Shuffle: What are some of the narrative themes you write about? Whose lyrics (and/or which writers, novelists, etc.) do you admire or find inspirational?
PT: Most of the lyrics are imagistic in that they basically just describe situations — usually natural scenes — that I find relaxing and beautiful. Someone once said that lyrics were the worst thing to happen to music. While I definitely disagree with this statement, I struggle with lyrics more than anything else music-related. Often times I write the melodies for a song and think “There, that captures what I wanted to express pretty well.” But then I remember that I still have to write the damn lyrics! It is, in fact, very interesting to me that “music” these days is so much more than music per se: it’s also lyrics (or poetry, if poets don’t object to this) as well as theater (or performing live). The successful musician is not only good at creating sound patterns in time that please the ear, but he/she also must be good as extra-musical things like writing and entertaining an audience.

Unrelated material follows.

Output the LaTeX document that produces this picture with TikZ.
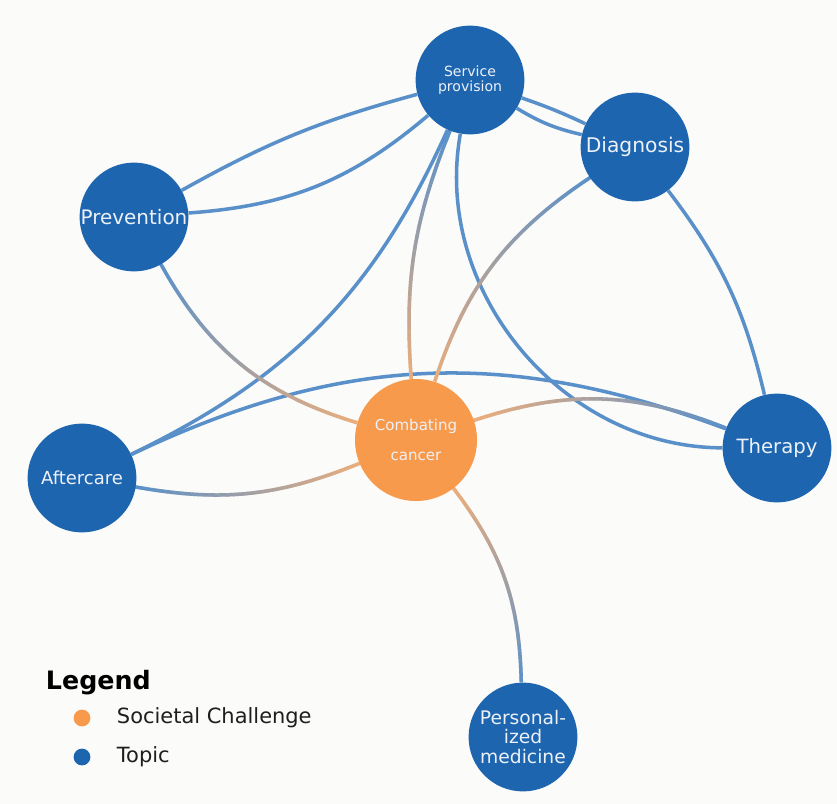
\documentclass[tikz,border=0pt]{standalone}
\usepackage{fontspec}
\setmainfont{DejaVu Sans}
\usetikzlibrary{decorations.markings,backgrounds}

\definecolor{topicblue}{RGB}{30,101,176}
\definecolor{challengeorange}{RGB}{248,154,76}
\definecolor{edgeblue}{RGB}{90,144,201}
\definecolor{edgeorange}{RGB}{236,174,124}
\definecolor{labeltext}{RGB}{236,241,248}
\definecolor{paper}{RGB}{251,251,249}
\definecolor{legendtext}{RGB}{30,30,30}

\tikzset{
  topic/.style={circle, fill=topicblue, inner sep=0pt, minimum size=2.72cm,
    text=labeltext, align=center},
  challenge/.style={circle, fill=challengeorange, inner sep=0pt, minimum size=3.05cm,
    text=labeltext, align=center},
  edge/.style={draw=edgeblue, line width=2.5pt},
  % colour runs from #1 at the start of the path to #2 at its end
  mixedge/.style 2 args={decorate, decoration={markings,
      mark=between positions 0 and 1 step 0.8pt with {
        \pgfmathtruncatemacro\mixpct{min(100,max(0,\pgfkeysvalueof{/pgf/decoration/mark info/distance from start}/\pgfdecoratedpathlength*100))}
        \draw[#2!\mixpct!#1, line width=2.5pt] (-0.55pt,0) -- (0.55pt,0);
      }}},
  keydot/.style={circle, inner sep=0pt, minimum size=0.42cm}
}

\begin{document}
\begin{tikzpicture}[x=0.025cm, y=-0.025cm]
  \useasboundingbox (0,0) rectangle (837,804);

  % Knoten
  \node[topic, font=\fontsize{10}{11}\selectfont] (sp) at (470,80) {Service\\provision};
  \node[topic, font=\fontsize{14.4}{16}\selectfont] (diag) at (635,147) {Diagnosis};
  \node[topic, font=\fontsize{14.2}{16}\selectfont] (prev) at (134,217) {Prevention};
  \node[challenge, font=\fontsize{10.7}{21.3}\selectfont] (cc) at (416,440) {Combating\\cancer};
  \node[topic, font=\fontsize{12.8}{15}\selectfont] (after) at (82,478) {Aftercare};
  \node[topic, font=\fontsize{14}{16}\selectfont] (ther) at (777,448) {Therapy};
  \node[topic, font=\fontsize{13.3}{13.6}\selectfont] (pm) at (523,737) {Personal-\\ized\\medicine};

  % Kanten hinter den Knoten
  \begin{scope}[on background layer]
    \fill[paper] (0,0) rectangle (837,804);

    \draw[edge] (prev) to[bend left=7] (sp);
    \draw[edge] (prev) to[bend right=18] (sp);
    \draw[edge] (sp) to[bend left=3] (diag);
    \draw[edge] (sp) to[bend right=9] (diag);
    \draw[edge] (sp) to[bend left=20] (after);
    \draw[edge] (sp) to[bend right=50] (ther);
    \draw[edge] (diag) to[bend left=12] (ther);
    \draw[edge] (after) to[bend left=23] (ther);

    \path[mixedge={edgeblue}{edgeorange}] (prev) to[bend right=22] (cc);
    \path[mixedge={edgeblue}{edgeorange}] (sp) to[bend right=13] (cc);
    \path[mixedge={edgeblue}{edgeorange}] (diag) to[bend right=19] (cc);
    \path[mixedge={edgeblue}{edgeorange}] (after) to[bend right=16] (cc);
    \path[mixedge={edgeorange}{edgeblue}] (cc) to[bend left=20] (ther);
    \path[mixedge={edgeorange}{edgeblue}] (cc) to[bend left=18] (pm);
  \end{scope}

  % Legende
  \node[anchor=west, font=\fontsize{18}{20}\selectfont\bfseries, text=black] (legend) at (41,683) {Legend};
  \node[keydot, fill=challengeorange] (keycc) at (82,718) {};
  \node[keydot, fill=topicblue] (keytopic) at (82,757) {};
  \node[anchor=west, font=\fontsize{14.9}{17}\selectfont, text=legendtext] (keycctext) at (112,718) {Societal Challenge};
  \node[anchor=west, font=\fontsize{14.9}{17}\selectfont, text=legendtext] (keytopictext) at (112,757) {Topic};
\end{tikzpicture}
\end{document}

Shuffle: What’s up next for Baobab? Will you be a touring entity or mostly a studio one? Are you shopping for labels?
PT: We would like to embark on a release tour this Spring. My partner is a superb pianist, and she’ll be playing shows with me. A difficulty that we’ve encountered has to with recreating these densely recorded songs in the live setting with only two people! This seems to be a pretty new problem for musicians: recording technology has made it possible for individuals to create a full-band sound on their own. While this is great for recorded albums, it makes live performance a conundrum. An acoustic version (just guitar and vocals) of any of my songs would be boring, because most are just two or three chords over and over again. What keeps them interesting is all the additional layers — sounds and harmonies — on top. So I think we’ll end up playing with a backing track —basically, the whole song minus lead vocals, lead guitar and some keyboard parts. We’ve already played a show with this set-up, and I think it worked pretty well.
As for labels, we are shopping at the moment. So far we’ve been very DIY — and we like the DIY ethic and aesthetic. For example, Whitney made our Baobab album sleeves by weaving together colored paper, recycled cardboard and other found materials; each one is unique. But we are open to exploring other possibilities.